By Awnali Mills
There are seven children in the Problim family—each born on a different day, and each with their own unique gifts and talents. Toot, for example, (born on Tuesday) has different scented farts, which he uses to communicate with his brothers and sisters. Sal (born on Saturday) has a gift with growing things, and the twins Wendall and Thea (born on Wednesday and Thursday respectively) have gifts with water (Wendall) and locks (Thea).
Their adventurer parents have left them alone, and somehow their house in the swamp has blown up (it was probably Mona, born on Monday). Sister Sundae (born on Sunday) remembers that she has the deed to their grandfather’s house, and the children take up residence. Unfortunately, the town doesn’t want them there, especially their new neighbor, Desdemona O’Pinion. She’s sure that a treasure resides in the house, and she knows she can find it if she can just get rid of the kids. But their grandfather has planned for the children to find the treasure, and he has left clues for them to find. Only if they work altogether can the seven Problims locate the treasure and keep their house.
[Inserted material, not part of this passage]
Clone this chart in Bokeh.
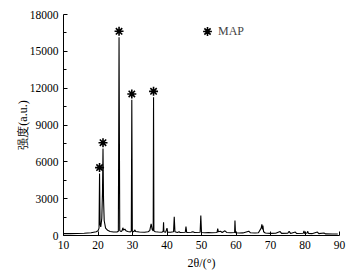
from bokeh.plotting import figure
from bokeh.models import (Range1d, FixedTicker, Legend, LegendItem, ColumnDataSource)
from bokeh.transform import dodge
from bokeh.embed import file_html
from bokeh.resources import INLINE

# XRD profile
two_theta = [10.0, 12.0, 14.0, 16.0, 18.0, 19.5, 20.0, 20.3, 20.45, 20.6, 20.8, 21.1, 21.3, 21.45,
             21.6, 21.8, 22.2, 22.8, 23.5, 24.5, 25.5, 25.9, 26.1, 26.3, 26.7, 27.0, 27.2, 27.4,
             27.8, 28.1, 28.6, 29.4, 29.65, 29.8, 29.95, 30.4, 30.7, 30.9, 32.0, 33.5, 34.5, 35.0,
             35.4, 35.7, 36.0, 36.1, 36.2, 36.6, 37.5, 38.6, 38.9, 39.0, 39.1, 39.6, 40.0, 40.2,
             41.0, 41.9, 42.1, 42.3, 43.0, 43.5, 43.8, 45.3, 45.5, 45.7, 47.0, 47.5, 48.0, 49.6,
             49.8, 50.0, 51.0, 52.0, 53.0, 54.5, 54.7, 54.9, 55.5, 56.0, 56.8, 57.3, 58.5, 59.6,
             59.7, 59.85, 61.0, 62.0, 63.7, 64.2, 65.5, 66.5, 67.3, 67.5, 67.7, 67.8, 68.0, 68.5,
             70.0, 71.5, 72.8, 73.2, 75.0, 75.4, 75.8, 77.2, 77.6, 79.5, 79.7, 79.9, 80.6, 80.8,
             81.0, 82.0, 83.6, 84.0, 85.5, 86.0, 88.0, 89.5]
intensity = [150, 150, 160, 180, 230, 300, 380, 600, 5050, 900, 700, 1400, 3500, 7080,
             3000, 1200, 600, 420, 330, 290, 280, 350, 16150, 400, 320, 400, 630, 450,
             520, 380, 320, 290, 350, 11050, 350, 300, 460, 320, 280, 270, 300, 400,
             950, 500, 380, 11260, 380, 300, 280, 270, 350, 1080, 300, 260, 600, 270,
             260, 300, 1520, 300, 250, 300, 250, 260, 730, 250, 260, 300, 240, 260,
             1630, 250, 230, 240, 220, 240, 570, 300, 350, 250, 380, 250, 220, 250,
             1220, 230, 200, 210, 350, 220, 200, 220, 600, 900, 500, 800, 300, 200,
             170, 180, 320, 170, 180, 340, 170, 280, 160, 180, 380, 170, 200, 340,
             170, 150, 280, 150, 200, 130, 120, 120]

# MAP-marked peaks
map_two_theta = [20.45, 21.45, 26.1, 29.8, 36.1]
map_intensity = [5050, 7080, 16150, 11050, 11260]

x_ticks = [10, 20, 30, 40, 50, 60, 70, 80, 90]
y_ticks = [0, 3000, 6000, 9000, 12000, 15000, 18000]
y_minor = [1500, 4500, 7500, 10500, 13500, 16500]

SERIF = "Liberation Serif"
FS = "11.5px"

p = figure(width=364, height=279, output_backend="svg", toolbar_location=None,
           x_range=Range1d(10, 90), y_range=Range1d(0, 18000),
           min_border_left=63, min_border_right=25, min_border_top=14, min_border_bottom=44)
p.outline_line_color = None
p.xgrid.visible = False
p.ygrid.visible = False
p.background_fill_color = "white"
p.border_fill_color = "white"

p.line(two_theta, intensity, line_color="black", line_width=1.1)

src = ColumnDataSource(dict(x=map_two_theta, y=map_intensity))
stars = p.scatter(x="x", y=dodge("y", 480, range=p.y_range), source=src, marker="asterisk",
                  size=9, line_color="black", line_width=1.6)

legend = Legend(items=[LegendItem(label="MAP", renderers=[stars])], location=(133, 193),
                padding=0, margin=0, glyph_width=22, glyph_height=22, label_standoff=0,
                border_line_color=None, background_fill_alpha=0,
                label_text_font=SERIF, label_text_font_size="12px", label_height=12)
p.add_layout(legend, "center")

for ax in (p.xaxis[0], p.yaxis[0]):
    ax.axis_line_color = "black"
    ax.major_tick_line_color = "black"
    ax.minor_tick_line_color = "black"
    ax.major_tick_in = 4
    ax.major_tick_out = 0
    ax.major_label_text_font = SERIF
    ax.major_label_text_font_size = FS
    ax.major_label_text_color = "black"
    ax.axis_label_text_font = SERIF
    ax.axis_label_text_font_style = "normal"
    ax.axis_label_text_font_size = "12px"
    ax.axis_label_text_color = "black"

p.xaxis[0].ticker = FixedTicker(ticks=x_ticks)
p.xaxis[0].minor_tick_line_color = None
p.xaxis[0].major_label_standoff = 5
p.xaxis[0].axis_label = "2θ/(°)"
p.xaxis[0].axis_label_standoff = 4

p.yaxis[0].ticker = FixedTicker(ticks=y_ticks, minor_ticks=y_minor)
p.yaxis[0].minor_tick_in = 3
p.yaxis[0].minor_tick_out = 0
p.yaxis[0].major_label_standoff = 5
p.yaxis[0].axis_label = "强度(a.u.)"
p.yaxis[0].axis_label_standoff = -3

open("out.html", "w").write(file_html(p, INLINE))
I love Natalie Lloyd’s work, and was so excited that she had a new book coming out that I put a hold on it before the library even got it. But, truthfully, I didn’t enjoy it as much as her previous books. I felt that her previous books were more reality with some magic thrown in for wonder, and The Problim Children was more magic with some reality thrown in. I had a hard time sorting all seven children out to start with, and couldn’t put them into a time frame to give my mind’s eye something to visualize. References to things like Velcro felt very jarring. Okay, so it’s modern day—and the community isn’t fussing about seven children very visibly moving into a house with no adults in evidence? I was sorely tempted to put the book down (nuanced farts really aren’t my thing), but I continued in hopes that it would get better.
Finally, the children sorted themselves out, and I just had to lean hard into my suspension of disbelief. The story didn’t resolve satisfactorily, and there are more books in the works. I’m invested a bit in the storyline now, so I may or may not pick up the others—it all depends on how I’m feeling when they come out.
That said, I can see how children would enjoy the book. Crazy children living without grownups are a long-standing trope in children’s literature (Pippi Longstocking, anyone?), and everyone knows that children find farts hilarious. And it’s not all hilarity—Thea and Wendall are trying to figure out who they are without one another, and Thea struggles with how to be brave when she’s by herself. Children will relate to her struggles. Recommended for grades 3-5.